“It’s a fine day for backgammon, wouldn’t you agree?”
–and other phrases. I have no doubt that genuine secret agents talk this way all the time, yet it seems as though such classic sign/countersign shorthand isn’t used in spy films anymore, except as parody. Alas, there seems little chance that I will ever be approached by a nervous, pudgy man who will whisper to me in a vaguely Eastern European accent that his emu only has one leg. I’m sure all of us have felt that regret at one time or another.
I’m curious to learn when the whole “ostentatiously mundane phrase = hello, i’m also a spy” exchange was first used on film, or in print. How far back does it go? Does anyone know?
And… does your garden hose leak in the springtime?
The novel (1957) and subsequent film (1963) From Russia With Love contain a recognition routine along the lines of:
1: Do you have a match?
2: I use a lighter.
1: Even better.
2: Until they go wrong.
The novel talks about how this routine changes monthly. The phrasing is deliberately banal. I’d guess that weird variants were parodies from the get-go, helped along by Get Smart and whatnot.

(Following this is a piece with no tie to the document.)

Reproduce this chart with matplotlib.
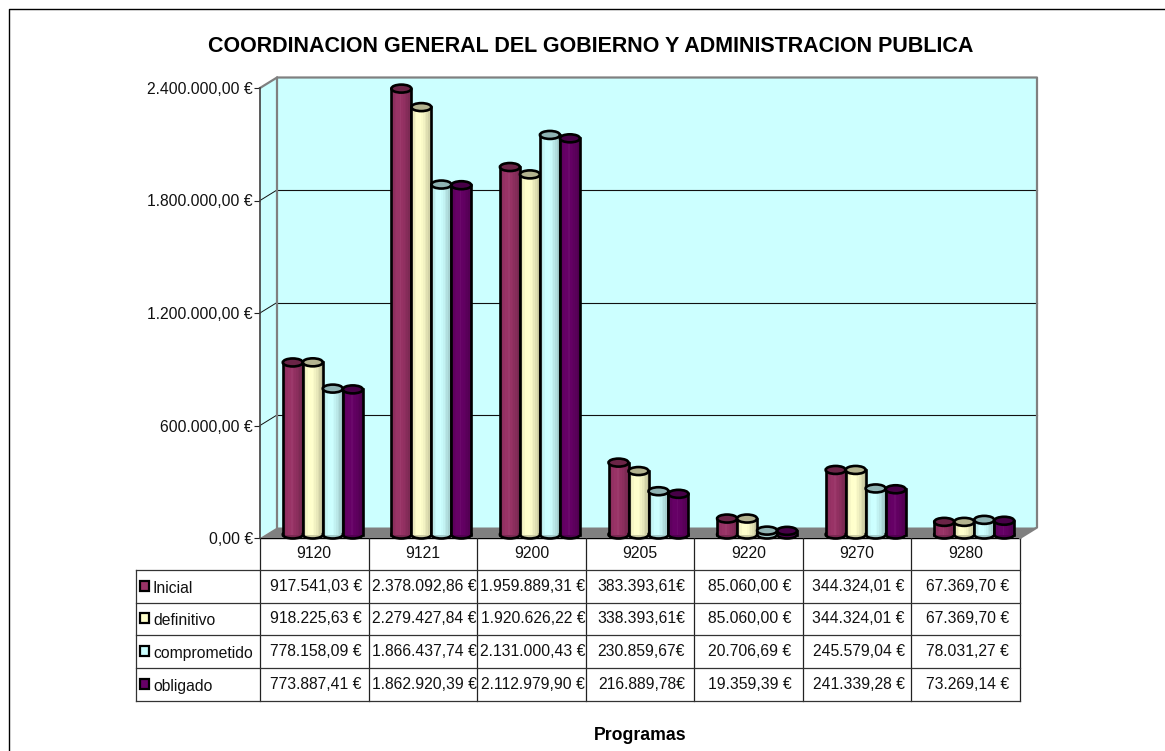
import matplotlib
matplotlib.use('Agg')
import matplotlib.pyplot as plt
from matplotlib.patches import Ellipse, Polygon, Rectangle
import numpy as np

plt.rcParams['font.family'] = ['Liberation Sans', 'DejaVu Sans']

programas = ['9120', '9121', '9200', '9205', '9220', '9270', '9280']
series = ['Inicial', 'definitivo', 'comprometido', 'obligado']
inicial = ['917.541,03 €', '2.378.092,86 €', '1.959.889,31 €', '383.393,61€', '85.060,00 €', '344.324,01 €', '67.369,70 €']
definitivo = ['918.225,63 €', '2.279.427,84 €', '1.920.626,22 €', '338.393,61€', '85.060,00 €', '344.324,01 €', '67.369,70 €']
comprometido = ['778.158,09 €', '1.866.437,74 €', '2.131.000,43 €', '230.859,67€', '20.706,69 €', '245.579,04 €', '78.031,27 €']
obligado = ['773.887,41 €', '1.862.920,39 €', '2.112.979,90 €', '216.889,78€', '19.359,39 €', '241.339,28 €', '73.269,14 €']
colores = ['#993366', '#FFFFCC', '#CCFFFF', '#660066']
ticks = [0, 600000, 1200000, 1800000, 2400000]
tick_labels = ['0,00 €', '600.000,00 €', '1.200.000,00 €', '1.800.000,00 €', '2.400.000,00 €']

filas = [inicial, definitivo, comprometido, obligado]
W, H = 1165, 751
AX_L, AX_R, AX_T, AX_B = 260, 1020, 88, 538
YMAX = ticks[-1]
# px -> data
px = len(programas) / (AX_R - AX_L)
py = YMAX / (AX_B - AX_T)
FS = 11.3


def a_numero(txt):
    return float(txt.replace('€', '').replace('.', '').replace(',', '.').strip())


def mezcla(color, f):
    c = np.array(matplotlib.colors.to_rgb(color))
    if f < 1:
        return tuple(c * f)
    return tuple(c + (1 - c) * (f - 1))


fig = plt.figure(figsize=(W / 100, H / 100), dpi=100)
fondo = fig.add_axes([0, 0, 1, 1])
fondo.set_xlim(0, W)
fondo.set_ylim(H, 0)
fondo.axis('off')

ax = fig.add_axes([AX_L / W, 1 - AX_B / H, (AX_R - AX_L) / W, (AX_B - AX_T) / H])
ax.patch.set_visible(False)
ax.set_xlim(0, len(programas))
ax.set_ylim(0, YMAX)

# walls and floor
dx, dy = 17 * px, 10.5 * py
n = len(programas)
gris = '#808080'
ax.add_patch(Rectangle((dx, dy), n, YMAX, fc='#CCFFFF', ec='none', clip_on=False, zorder=1))
ax.add_patch(Polygon([(0, 0), (0, YMAX), (dx, YMAX + dy), (dx, dy)], fc='#CCFFFF', ec='none', clip_on=False, zorder=1))
ax.add_patch(Polygon([(0, 0), (n, 0), (n + dx, dy), (dx, dy)], fc=gris, ec='none', clip_on=False, zorder=1))
for v in ticks[1:-1]:
    ax.plot([0, dx], [v, v + dy], color='#111111', lw=0.7, clip_on=False, zorder=2)
    ax.plot([dx, n + dx], [v + dy, v + dy], color='#111111', lw=0.8, clip_on=False, zorder=2)
ax.plot([dx, dx, n + dx, n + dx, n], [dy, YMAX + dy, YMAX + dy, dy, 0], color=gris, lw=1.6, clip_on=False, zorder=2)
ax.plot([0, dx], [YMAX, YMAX + dy], color=gris, lw=1.6, clip_on=False, zorder=2)

# cylinders
ancho = 20 * px
off_x, off_y = 8.5 * px, 3.5 * py
elipse = 8 * py
perfil = [0.86, 0.92, 0.97, 1.0, 1.0, 1.03, 0.98, 0.95, 0.91, 0.87, 0.82, 0.76]
borde = 1.9
z = 3
for i in range(n):
    for j, fila in enumerate(filas):
        v = a_numero(fila[i])
        x0 = i + 0.5 + off_x + (j - 2) * ancho
        color = colores[j]
        xc = x0 + ancho / 2
        ax.add_patch(Ellipse((xc, off_y), ancho, elipse, fc=mezcla(color, 0.8), ec='black', lw=borde, clip_on=False, zorder=z))
        z += 1
        tira = ancho / len(perfil)
        for k, f in enumerate(perfil):
            ax.bar(x0 + k * tira, v, tira * 1.05, bottom=off_y, align='edge',
                   color=mezcla(color, f), lw=0, clip_on=False, zorder=z)
        z += 1
        ax.plot([x0, x0], [off_y, off_y + v], color='black', lw=borde, clip_on=False, zorder=z)
        ax.plot([x0 + ancho, x0 + ancho], [off_y, off_y + v], color='black', lw=borde, clip_on=False, zorder=z)
        z += 1
        ax.add_patch(Ellipse((xc, off_y + v), ancho, elipse, fc=mezcla(color, 0.7), ec='black', lw=borde, clip_on=False, zorder=z))
        z += 1

ax.set_xticks([])
ax.set_yticks(ticks)
ax.set_yticklabels(tick_labels, fontsize=FS, color='#111111')
ax.tick_params(axis='y', length=4.5, width=0.8, pad=0.5, color='#222222')
for s in ['top', 'right', 'bottom']:
    ax.spines[s].set_visible(False)
ax.spines['left'].set_color('#404040')
ax.spines['left'].set_linewidth(1.2)
ax.spines['left'].set_zorder(2)

# frame around the picture
fondo.plot([9, 9, W], [H, 8.5, 8.5], color='black', lw=1.0)

# data table
col_x = np.linspace(AX_L, AX_R, n + 1)
fila_y = np.linspace(570, 700.5, len(series) + 1)
linea = '#333333'
fondo.plot([AX_L, AX_R], [AX_B, AX_B], color='black', lw=1.0)
for x in col_x:
    fondo.plot([x, x], [AX_B, fila_y[-1]], color='#222222', lw=0.9)
for y in fila_y:
    fondo.plot([136, AX_R], [y, y], color=linea, lw=0.9)
fondo.plot([136, 136], [fila_y[0], fila_y[-1]], color=linea, lw=0.9)

for i, p in enumerate(programas):
    fondo.text((col_x[i] + col_x[i + 1]) / 2, 554, p, ha='center', va='center', fontsize=FS, color='#111111')
for j, nombre in enumerate(series):
    yc = (fila_y[j] + fila_y[j + 1]) / 2
    fondo.add_patch(Rectangle((140, yc - 5.5), 9, 10, fc=colores[j], ec='black', lw=1.6))
    fondo.text(153, yc + 2, nombre, ha='left', va='center', fontsize=FS, color='#111111')
    for i, txt in enumerate(filas[j]):
        fondo.text((col_x[i] + col_x[i + 1]) / 2 + 1.5, yc, txt, ha='center', va='center', fontsize=FS, color='#111111')

fondo.text(591, 46, 'COORDINACION GENERAL DEL GOBIERNO Y ADMINISTRACION PUBLICA',
           ha='center', va='center', fontsize=15.5, fontweight='bold', color='black')
fondo.text(640, 736, 'Programas', ha='center', va='center', fontsize=12.7, fontweight='bold', color='black')

fig.savefig('out.png', dpi=100)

I always got a kick out of watching the secret agents trying to pull off those banal exchanges in the old movies. They’re not nonchalant at all, they’re always so intense and serious about it, and if I was a spy following them that would be my cue to sneak up on them and jab them with my cyanide filled ballpoint pen.
I seem to recall hearing or reading something somewhere about a group of US Navajo code-talkers in WWII being overheard by Japanese soldiers, but they seemed to be talking about their breakfast of bacon and eggs. But my unreliable memory is probably horribly mangling this bit of apocrypha.
I mean, the monkey likes his bananas tart and green.
I know that much (the Navajo language bit, not the cat having fleas bit, and by the way, the scarecrow’s pants are torn), but it was some unusual thing I heard someplace… I have no idea anymore. Perhaps someone mistook the sound of Navajo words for English (or Japanese) words. But I’m also fishing in a memory more than a decade old, and considering that a decade ago, I was 8…
Living in Arizona, I heard a lot about the code talkers even from a young age. It’s local history and therefore considered important. But I have since forgotten most of the purely anecdotal bits of information I accumulated then.
I’d guess in real life the recognition signs were much more realistic, like the one Bryan quoted above. I don’t think any spy has ever said anything like “The yellow owl hoots at dawn.” You might as well tatoo “I am a spy” on your forehead.
Not almost – nobody, period. No one ever came close to breaking the Navajo code; there was a contest after the war in which I think a couple of branches participated, and they tried to break it. After half an hour, the Navajo team had finished deciphering the message, and everyone else was still frantically trying to transcribe some part of it.
Several of my friends and I have an agreement. The phrase “the mayonnaise is really good here” means “Help. Get me the hell of here NOW.” Wherever “here” may be.
> I seem to recall hearing or reading something somewhere about a group of US
> Navajo code-talkers in WWII being overheard by Japanese soldiers, but they
> seemed to be talking about their breakfast of bacon and eggs. But my
> unreliable memory is probably horribly mangling this bit of apocrypha.
If someone who didn’t know Navajo overheard one of the code talkers speaking, they wouldn’t be able to understand anything they said. It would just be gibberish. The military authorities who started the Navajo code talkers project did so precisely because they were fairly certainly that almost no one in Japan knew Navajo. Even if a Navajo speaker had listened to the code talkers’ messages, they wouldn’t have been able to break them. They would have sounded like a random list of Navajo words.
Navajo code talk was a code using the Navajo language. Several hundred military terms and other common words (in English) were assigned somewhat arbitrary Navajo words to serve as codes for those words. Other words were spelled out (using the English word). Each English letter was assigned a Navajo word. Even if the Japanese had some Navajo translators, it would have taken a fair bit of code breaking skill to work out the code.